→ EXERCISE REQUIREMENTS: Take the lines of the data below from the very first through the line containing "(dt) at (236,221)" and output them exactly, pictures excluded.

◆ ◆ ◆ ◆ ◆

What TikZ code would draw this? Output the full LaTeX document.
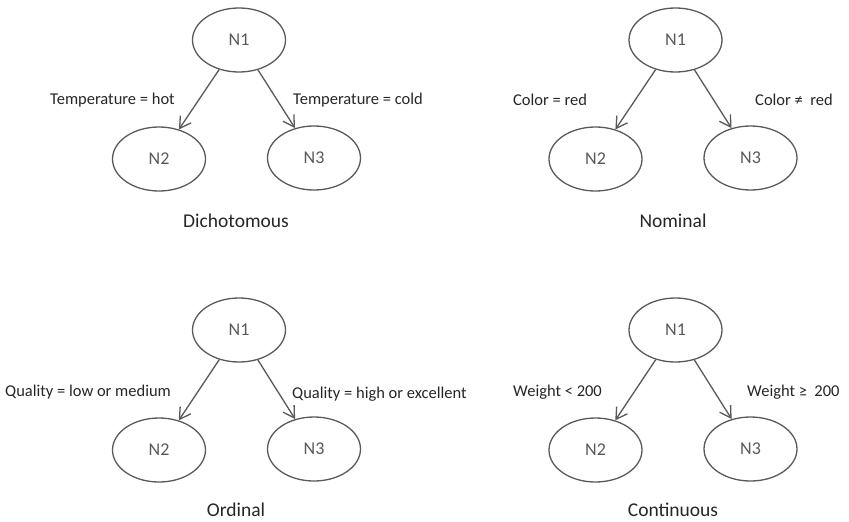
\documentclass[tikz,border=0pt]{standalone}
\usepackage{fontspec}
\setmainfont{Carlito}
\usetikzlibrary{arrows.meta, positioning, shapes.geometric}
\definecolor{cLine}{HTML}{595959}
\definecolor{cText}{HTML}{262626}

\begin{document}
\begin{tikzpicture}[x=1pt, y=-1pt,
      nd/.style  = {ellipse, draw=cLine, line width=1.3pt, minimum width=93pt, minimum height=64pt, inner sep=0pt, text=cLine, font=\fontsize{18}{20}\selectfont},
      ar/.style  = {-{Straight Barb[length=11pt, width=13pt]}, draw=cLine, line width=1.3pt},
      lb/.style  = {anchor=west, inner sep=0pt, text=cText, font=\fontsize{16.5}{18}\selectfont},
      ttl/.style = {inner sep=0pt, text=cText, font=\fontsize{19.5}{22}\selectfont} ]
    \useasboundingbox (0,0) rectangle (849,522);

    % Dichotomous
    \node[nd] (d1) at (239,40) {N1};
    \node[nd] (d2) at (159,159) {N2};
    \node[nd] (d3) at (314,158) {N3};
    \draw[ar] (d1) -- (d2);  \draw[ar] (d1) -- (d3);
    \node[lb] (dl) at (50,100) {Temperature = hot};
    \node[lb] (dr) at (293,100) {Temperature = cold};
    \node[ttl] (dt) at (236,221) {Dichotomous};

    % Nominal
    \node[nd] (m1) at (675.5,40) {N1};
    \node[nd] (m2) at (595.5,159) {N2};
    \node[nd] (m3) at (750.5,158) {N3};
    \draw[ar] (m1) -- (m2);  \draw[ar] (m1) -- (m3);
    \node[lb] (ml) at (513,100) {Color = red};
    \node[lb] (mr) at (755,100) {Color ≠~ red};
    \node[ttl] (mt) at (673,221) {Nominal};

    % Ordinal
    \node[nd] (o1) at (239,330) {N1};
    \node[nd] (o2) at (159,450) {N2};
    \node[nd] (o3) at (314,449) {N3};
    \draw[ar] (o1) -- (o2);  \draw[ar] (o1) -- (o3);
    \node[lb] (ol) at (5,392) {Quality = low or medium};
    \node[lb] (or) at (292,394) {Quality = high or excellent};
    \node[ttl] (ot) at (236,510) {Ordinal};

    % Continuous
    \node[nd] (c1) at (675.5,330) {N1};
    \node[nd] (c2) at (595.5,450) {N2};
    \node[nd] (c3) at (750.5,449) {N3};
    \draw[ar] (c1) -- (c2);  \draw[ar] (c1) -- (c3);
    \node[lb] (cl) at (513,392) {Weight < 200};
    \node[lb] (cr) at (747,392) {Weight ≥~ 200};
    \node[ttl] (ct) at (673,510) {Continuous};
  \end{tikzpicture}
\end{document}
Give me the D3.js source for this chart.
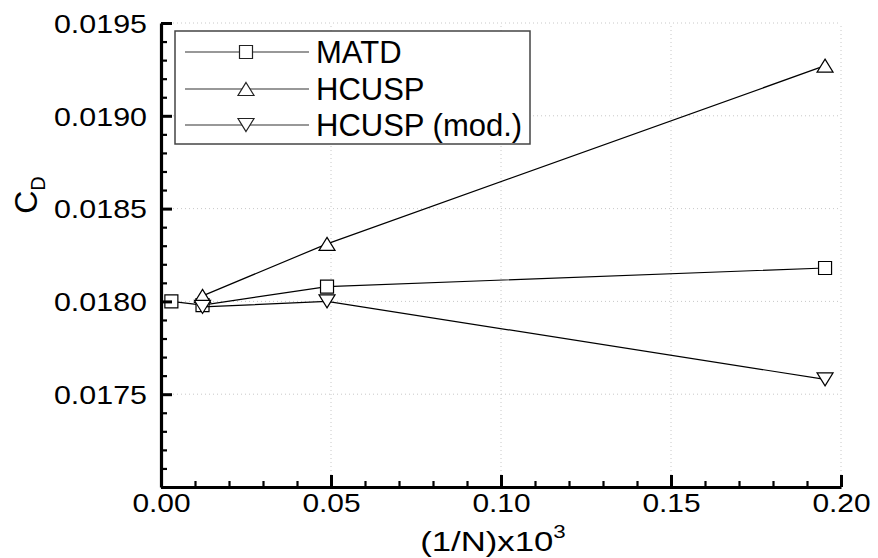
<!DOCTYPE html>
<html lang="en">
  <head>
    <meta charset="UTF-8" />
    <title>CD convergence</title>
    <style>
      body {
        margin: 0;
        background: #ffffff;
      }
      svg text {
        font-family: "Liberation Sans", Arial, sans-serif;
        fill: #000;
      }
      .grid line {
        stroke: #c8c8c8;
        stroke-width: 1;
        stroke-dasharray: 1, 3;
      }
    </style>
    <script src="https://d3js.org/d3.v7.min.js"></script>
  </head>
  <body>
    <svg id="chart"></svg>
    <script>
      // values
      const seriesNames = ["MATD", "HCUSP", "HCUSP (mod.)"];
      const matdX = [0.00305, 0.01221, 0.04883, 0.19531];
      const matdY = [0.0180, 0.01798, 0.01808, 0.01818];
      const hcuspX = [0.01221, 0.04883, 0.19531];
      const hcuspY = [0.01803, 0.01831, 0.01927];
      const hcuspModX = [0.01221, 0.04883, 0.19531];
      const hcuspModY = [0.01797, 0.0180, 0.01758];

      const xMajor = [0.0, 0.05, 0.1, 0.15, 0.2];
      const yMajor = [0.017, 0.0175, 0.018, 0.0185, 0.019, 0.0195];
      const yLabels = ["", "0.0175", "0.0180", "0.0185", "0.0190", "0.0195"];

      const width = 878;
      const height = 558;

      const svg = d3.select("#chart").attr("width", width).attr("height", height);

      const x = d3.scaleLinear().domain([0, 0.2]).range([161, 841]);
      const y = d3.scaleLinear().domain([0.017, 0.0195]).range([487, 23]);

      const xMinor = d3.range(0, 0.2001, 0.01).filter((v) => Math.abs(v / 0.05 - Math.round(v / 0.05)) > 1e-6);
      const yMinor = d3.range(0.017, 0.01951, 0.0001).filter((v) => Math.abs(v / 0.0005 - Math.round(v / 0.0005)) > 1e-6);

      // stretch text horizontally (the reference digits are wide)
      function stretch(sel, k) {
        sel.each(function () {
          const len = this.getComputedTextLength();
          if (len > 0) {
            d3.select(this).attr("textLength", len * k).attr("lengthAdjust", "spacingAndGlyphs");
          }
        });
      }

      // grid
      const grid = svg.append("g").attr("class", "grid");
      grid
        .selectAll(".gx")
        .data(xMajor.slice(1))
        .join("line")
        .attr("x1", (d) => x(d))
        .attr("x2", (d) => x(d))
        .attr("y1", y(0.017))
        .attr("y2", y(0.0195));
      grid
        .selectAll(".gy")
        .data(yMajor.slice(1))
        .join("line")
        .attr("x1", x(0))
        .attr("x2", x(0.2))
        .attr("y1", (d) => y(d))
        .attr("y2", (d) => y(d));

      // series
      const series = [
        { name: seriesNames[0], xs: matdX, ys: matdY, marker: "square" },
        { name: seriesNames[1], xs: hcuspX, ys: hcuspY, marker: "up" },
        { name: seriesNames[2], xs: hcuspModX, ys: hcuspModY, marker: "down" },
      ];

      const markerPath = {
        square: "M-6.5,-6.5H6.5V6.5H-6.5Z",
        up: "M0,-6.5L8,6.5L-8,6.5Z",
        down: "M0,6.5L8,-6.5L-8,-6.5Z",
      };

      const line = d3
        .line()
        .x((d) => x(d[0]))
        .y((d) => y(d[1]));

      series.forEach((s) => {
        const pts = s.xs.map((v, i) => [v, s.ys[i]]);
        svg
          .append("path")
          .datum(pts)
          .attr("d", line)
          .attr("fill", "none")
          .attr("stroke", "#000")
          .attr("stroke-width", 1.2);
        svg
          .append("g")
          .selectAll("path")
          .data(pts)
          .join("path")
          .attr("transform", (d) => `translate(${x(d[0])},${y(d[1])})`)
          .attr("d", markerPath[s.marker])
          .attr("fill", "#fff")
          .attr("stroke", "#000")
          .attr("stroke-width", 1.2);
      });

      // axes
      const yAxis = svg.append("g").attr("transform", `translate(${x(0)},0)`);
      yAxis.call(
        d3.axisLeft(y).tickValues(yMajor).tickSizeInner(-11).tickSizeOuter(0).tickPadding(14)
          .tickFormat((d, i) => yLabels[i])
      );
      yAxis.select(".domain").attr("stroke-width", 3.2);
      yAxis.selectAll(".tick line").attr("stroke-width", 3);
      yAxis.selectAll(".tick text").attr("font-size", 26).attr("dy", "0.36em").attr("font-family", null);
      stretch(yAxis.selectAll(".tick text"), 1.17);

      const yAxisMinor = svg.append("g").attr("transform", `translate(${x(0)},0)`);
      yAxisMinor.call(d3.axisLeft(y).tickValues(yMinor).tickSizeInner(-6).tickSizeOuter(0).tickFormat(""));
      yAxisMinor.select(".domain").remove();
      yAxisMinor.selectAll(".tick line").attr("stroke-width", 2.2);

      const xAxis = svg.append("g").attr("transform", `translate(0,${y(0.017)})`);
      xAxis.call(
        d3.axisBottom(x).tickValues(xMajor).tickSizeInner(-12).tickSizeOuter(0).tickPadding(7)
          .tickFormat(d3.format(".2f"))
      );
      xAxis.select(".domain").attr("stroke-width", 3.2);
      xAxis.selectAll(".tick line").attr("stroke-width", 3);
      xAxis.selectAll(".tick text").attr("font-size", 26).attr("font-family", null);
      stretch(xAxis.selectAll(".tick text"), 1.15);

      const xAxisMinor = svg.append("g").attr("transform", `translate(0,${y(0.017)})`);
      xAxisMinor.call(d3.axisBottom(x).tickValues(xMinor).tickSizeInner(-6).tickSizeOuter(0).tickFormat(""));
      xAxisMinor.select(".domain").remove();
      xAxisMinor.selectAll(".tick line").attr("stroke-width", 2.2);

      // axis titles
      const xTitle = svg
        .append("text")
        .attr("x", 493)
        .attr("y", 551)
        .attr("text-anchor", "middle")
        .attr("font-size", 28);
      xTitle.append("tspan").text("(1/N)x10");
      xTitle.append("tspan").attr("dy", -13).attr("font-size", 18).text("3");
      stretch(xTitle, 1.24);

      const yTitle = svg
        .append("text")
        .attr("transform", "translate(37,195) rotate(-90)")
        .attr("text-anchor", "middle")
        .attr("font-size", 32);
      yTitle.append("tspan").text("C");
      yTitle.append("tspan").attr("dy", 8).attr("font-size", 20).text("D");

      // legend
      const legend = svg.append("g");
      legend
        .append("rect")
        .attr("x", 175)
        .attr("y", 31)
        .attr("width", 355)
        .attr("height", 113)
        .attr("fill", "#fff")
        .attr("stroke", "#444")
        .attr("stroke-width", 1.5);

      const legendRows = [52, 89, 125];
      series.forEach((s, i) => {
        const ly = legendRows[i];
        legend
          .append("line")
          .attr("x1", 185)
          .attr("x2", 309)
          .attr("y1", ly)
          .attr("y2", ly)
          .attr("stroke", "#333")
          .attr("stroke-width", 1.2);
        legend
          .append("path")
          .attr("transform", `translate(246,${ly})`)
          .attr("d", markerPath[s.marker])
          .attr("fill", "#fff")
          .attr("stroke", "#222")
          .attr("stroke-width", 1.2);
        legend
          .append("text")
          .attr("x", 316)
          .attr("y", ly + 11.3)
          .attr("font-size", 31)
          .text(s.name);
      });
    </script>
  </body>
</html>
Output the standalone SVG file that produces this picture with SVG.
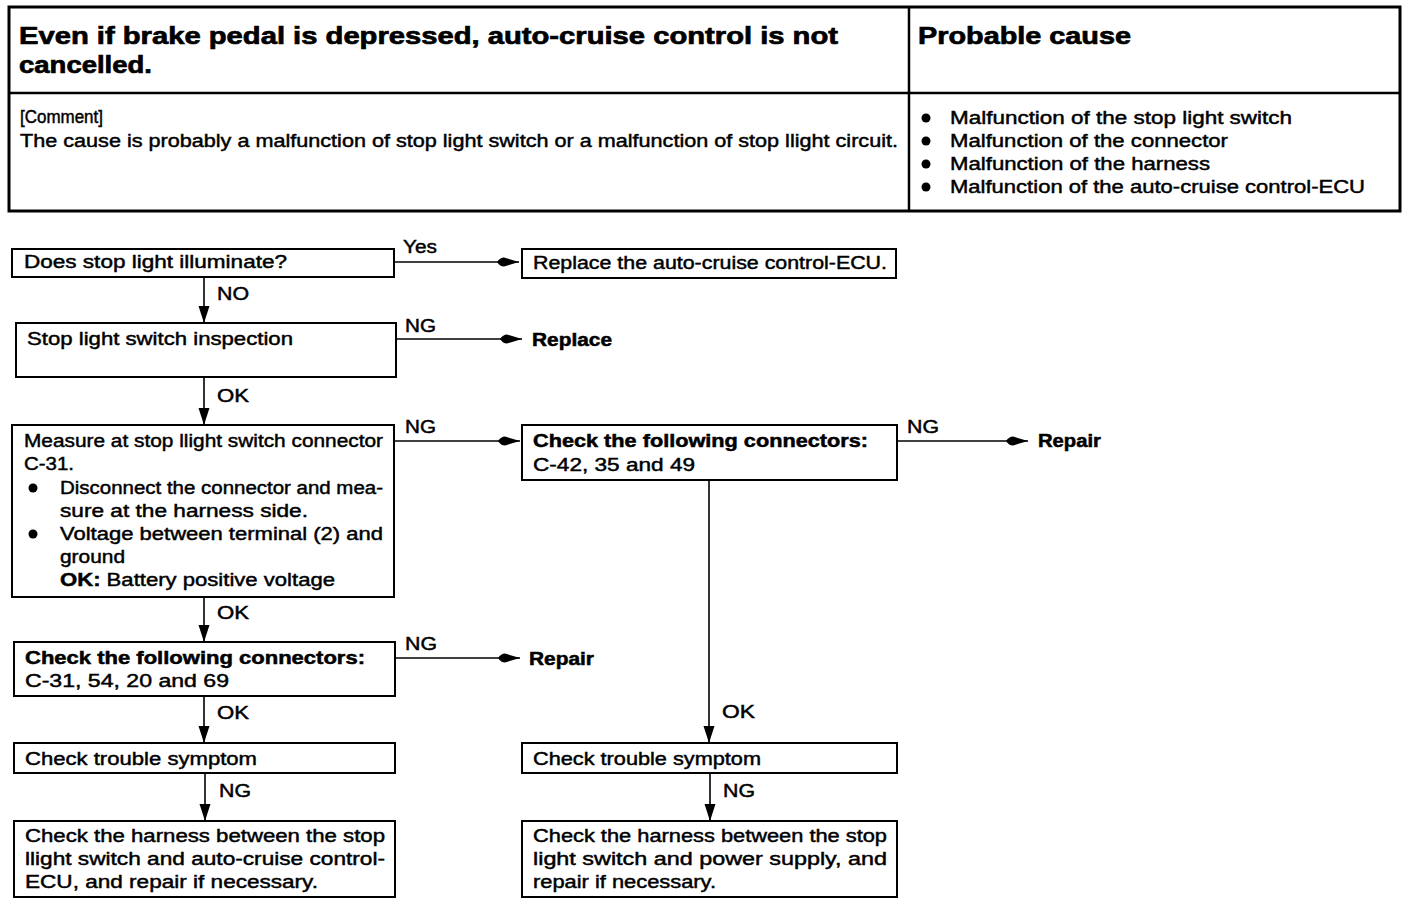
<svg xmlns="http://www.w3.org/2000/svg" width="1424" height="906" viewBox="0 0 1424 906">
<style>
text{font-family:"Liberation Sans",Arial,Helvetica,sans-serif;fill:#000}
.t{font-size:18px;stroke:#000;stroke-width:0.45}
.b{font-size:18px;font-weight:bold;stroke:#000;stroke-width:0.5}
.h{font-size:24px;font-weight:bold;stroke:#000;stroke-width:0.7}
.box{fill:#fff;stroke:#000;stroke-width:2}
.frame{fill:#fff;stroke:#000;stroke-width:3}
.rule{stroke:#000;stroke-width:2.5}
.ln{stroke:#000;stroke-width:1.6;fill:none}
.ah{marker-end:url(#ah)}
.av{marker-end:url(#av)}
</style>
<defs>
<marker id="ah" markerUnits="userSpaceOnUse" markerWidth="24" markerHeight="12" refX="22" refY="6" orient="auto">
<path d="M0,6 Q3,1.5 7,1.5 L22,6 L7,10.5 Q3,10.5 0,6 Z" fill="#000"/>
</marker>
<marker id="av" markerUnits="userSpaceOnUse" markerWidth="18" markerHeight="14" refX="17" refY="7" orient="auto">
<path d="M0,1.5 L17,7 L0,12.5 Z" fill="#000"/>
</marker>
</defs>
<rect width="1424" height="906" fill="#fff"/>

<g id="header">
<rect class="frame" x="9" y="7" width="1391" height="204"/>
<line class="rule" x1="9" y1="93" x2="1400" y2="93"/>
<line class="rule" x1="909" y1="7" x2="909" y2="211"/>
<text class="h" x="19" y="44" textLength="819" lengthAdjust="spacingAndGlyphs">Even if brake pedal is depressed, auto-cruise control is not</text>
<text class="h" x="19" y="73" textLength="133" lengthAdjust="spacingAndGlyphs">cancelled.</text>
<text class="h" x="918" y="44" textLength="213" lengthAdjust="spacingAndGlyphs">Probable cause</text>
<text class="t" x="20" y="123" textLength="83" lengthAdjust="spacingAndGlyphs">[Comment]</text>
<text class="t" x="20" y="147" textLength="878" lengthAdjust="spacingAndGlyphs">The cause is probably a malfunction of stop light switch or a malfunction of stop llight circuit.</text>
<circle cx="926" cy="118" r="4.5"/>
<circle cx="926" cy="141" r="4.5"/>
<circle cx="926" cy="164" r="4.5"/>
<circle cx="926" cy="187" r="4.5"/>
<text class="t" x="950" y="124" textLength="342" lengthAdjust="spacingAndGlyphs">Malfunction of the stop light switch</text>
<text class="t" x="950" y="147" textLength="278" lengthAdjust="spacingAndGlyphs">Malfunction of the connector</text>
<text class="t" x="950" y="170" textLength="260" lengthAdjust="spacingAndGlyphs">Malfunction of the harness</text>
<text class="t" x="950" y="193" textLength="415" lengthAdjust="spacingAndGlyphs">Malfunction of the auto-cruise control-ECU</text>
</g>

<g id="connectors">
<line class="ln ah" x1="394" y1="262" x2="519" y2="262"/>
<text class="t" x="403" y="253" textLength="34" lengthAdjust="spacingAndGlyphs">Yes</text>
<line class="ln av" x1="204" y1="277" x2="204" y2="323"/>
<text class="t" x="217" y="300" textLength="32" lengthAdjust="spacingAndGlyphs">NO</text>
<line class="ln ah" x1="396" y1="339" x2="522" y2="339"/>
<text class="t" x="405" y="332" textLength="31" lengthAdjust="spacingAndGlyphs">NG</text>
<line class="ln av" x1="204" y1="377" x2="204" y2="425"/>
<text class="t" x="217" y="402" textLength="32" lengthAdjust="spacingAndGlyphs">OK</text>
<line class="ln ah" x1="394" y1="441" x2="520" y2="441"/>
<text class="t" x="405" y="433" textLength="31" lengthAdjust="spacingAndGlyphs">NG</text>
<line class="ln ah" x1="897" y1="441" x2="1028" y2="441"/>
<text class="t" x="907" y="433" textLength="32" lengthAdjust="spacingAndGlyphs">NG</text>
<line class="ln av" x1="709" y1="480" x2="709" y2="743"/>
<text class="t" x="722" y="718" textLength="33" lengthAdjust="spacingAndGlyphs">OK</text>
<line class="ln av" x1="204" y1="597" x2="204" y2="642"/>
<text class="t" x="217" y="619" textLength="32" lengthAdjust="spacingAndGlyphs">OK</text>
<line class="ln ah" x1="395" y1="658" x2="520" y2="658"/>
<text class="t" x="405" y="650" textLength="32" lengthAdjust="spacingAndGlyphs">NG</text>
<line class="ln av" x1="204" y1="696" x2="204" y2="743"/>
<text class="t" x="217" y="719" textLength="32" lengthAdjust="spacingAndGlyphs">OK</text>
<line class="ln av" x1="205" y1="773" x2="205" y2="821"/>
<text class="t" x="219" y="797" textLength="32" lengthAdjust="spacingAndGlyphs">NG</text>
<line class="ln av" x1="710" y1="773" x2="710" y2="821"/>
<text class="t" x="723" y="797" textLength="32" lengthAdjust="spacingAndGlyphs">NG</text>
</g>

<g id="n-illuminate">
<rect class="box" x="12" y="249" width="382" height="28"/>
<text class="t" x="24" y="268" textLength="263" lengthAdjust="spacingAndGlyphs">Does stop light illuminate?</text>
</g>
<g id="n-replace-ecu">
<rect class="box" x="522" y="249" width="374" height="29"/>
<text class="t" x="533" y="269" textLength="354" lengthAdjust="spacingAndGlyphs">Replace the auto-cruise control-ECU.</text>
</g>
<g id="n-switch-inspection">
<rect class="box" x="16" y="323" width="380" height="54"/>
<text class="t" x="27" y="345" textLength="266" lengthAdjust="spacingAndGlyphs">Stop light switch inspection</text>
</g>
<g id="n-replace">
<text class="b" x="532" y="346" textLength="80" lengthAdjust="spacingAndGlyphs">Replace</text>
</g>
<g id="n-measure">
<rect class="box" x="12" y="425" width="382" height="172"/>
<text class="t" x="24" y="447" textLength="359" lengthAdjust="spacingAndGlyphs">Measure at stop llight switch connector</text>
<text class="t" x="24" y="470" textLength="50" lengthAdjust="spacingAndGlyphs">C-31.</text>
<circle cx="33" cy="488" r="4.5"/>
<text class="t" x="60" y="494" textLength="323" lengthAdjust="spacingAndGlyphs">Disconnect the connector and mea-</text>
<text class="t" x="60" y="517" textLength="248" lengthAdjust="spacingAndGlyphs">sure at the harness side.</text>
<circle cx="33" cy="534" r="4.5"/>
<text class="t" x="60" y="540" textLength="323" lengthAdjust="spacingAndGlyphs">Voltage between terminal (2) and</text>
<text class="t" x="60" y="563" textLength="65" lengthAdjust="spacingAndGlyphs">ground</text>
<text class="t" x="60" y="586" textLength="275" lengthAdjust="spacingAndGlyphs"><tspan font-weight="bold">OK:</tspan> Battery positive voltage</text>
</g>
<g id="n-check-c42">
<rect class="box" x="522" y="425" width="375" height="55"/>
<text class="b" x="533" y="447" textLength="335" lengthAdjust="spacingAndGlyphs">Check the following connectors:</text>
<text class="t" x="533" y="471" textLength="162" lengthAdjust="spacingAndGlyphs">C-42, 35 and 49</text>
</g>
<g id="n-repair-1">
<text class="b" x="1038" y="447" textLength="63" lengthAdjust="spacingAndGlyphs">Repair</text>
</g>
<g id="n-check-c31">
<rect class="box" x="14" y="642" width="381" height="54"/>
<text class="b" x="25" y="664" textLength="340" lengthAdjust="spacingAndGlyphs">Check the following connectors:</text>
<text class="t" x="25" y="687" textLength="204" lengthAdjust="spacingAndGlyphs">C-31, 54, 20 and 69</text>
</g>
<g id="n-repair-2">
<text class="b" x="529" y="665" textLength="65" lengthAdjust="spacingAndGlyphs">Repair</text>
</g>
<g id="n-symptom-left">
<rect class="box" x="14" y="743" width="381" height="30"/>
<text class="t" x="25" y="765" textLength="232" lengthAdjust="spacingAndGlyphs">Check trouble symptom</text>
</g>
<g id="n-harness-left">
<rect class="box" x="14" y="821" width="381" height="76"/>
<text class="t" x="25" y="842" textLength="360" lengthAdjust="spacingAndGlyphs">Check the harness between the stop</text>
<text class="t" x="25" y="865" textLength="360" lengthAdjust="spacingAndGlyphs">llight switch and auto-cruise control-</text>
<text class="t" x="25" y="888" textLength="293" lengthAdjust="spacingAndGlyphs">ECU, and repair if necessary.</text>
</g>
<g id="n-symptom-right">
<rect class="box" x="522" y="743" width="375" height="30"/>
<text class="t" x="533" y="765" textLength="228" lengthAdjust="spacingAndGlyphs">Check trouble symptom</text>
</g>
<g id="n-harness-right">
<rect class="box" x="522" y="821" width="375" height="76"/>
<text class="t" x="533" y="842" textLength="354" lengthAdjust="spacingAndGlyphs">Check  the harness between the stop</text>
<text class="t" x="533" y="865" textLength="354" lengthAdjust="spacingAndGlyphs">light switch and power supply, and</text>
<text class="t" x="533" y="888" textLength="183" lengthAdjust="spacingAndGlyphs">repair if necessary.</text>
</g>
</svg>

◆ ◆ ◆ ◆ ◆

→ FULL SOLUTION:
What TikZ code would draw this? Output the full LaTeX document.
\documentclass[tikz,border=0pt]{standalone}
\usepackage{fontspec}
\setmainfont{Carlito}
\usetikzlibrary{arrows.meta, positioning, shapes.geometric}
\definecolor{cLine}{HTML}{595959}
\definecolor{cText}{HTML}{262626}

\begin{document}
\begin{tikzpicture}[x=1pt, y=-1pt,
      nd/.style  = {ellipse, draw=cLine, line width=1.3pt, minimum width=93pt, minimum height=64pt, inner sep=0pt, text=cLine, font=\fontsize{18}{20}\selectfont},
      ar/.style  = {-{Straight Barb[length=11pt, width=13pt]}, draw=cLine, line width=1.3pt},
      lb/.style  = {anchor=west, inner sep=0pt, text=cText, font=\fontsize{16.5}{18}\selectfont},
      ttl/.style = {inner sep=0pt, text=cText, font=\fontsize{19.5}{22}\selectfont} ]
    \useasboundingbox (0,0) rectangle (849,522);

    % Dichotomous
    \node[nd] (d1) at (239,40) {N1};
    \node[nd] (d2) at (159,159) {N2};
    \node[nd] (d3) at (314,158) {N3};
    \draw[ar] (d1) -- (d2);  \draw[ar] (d1) -- (d3);
    \node[lb] (dl) at (50,100) {Temperature = hot};
    \node[lb] (dr) at (293,100) {Temperature = cold};
    \node[ttl] (dt) at (236,221) {Dichotomous};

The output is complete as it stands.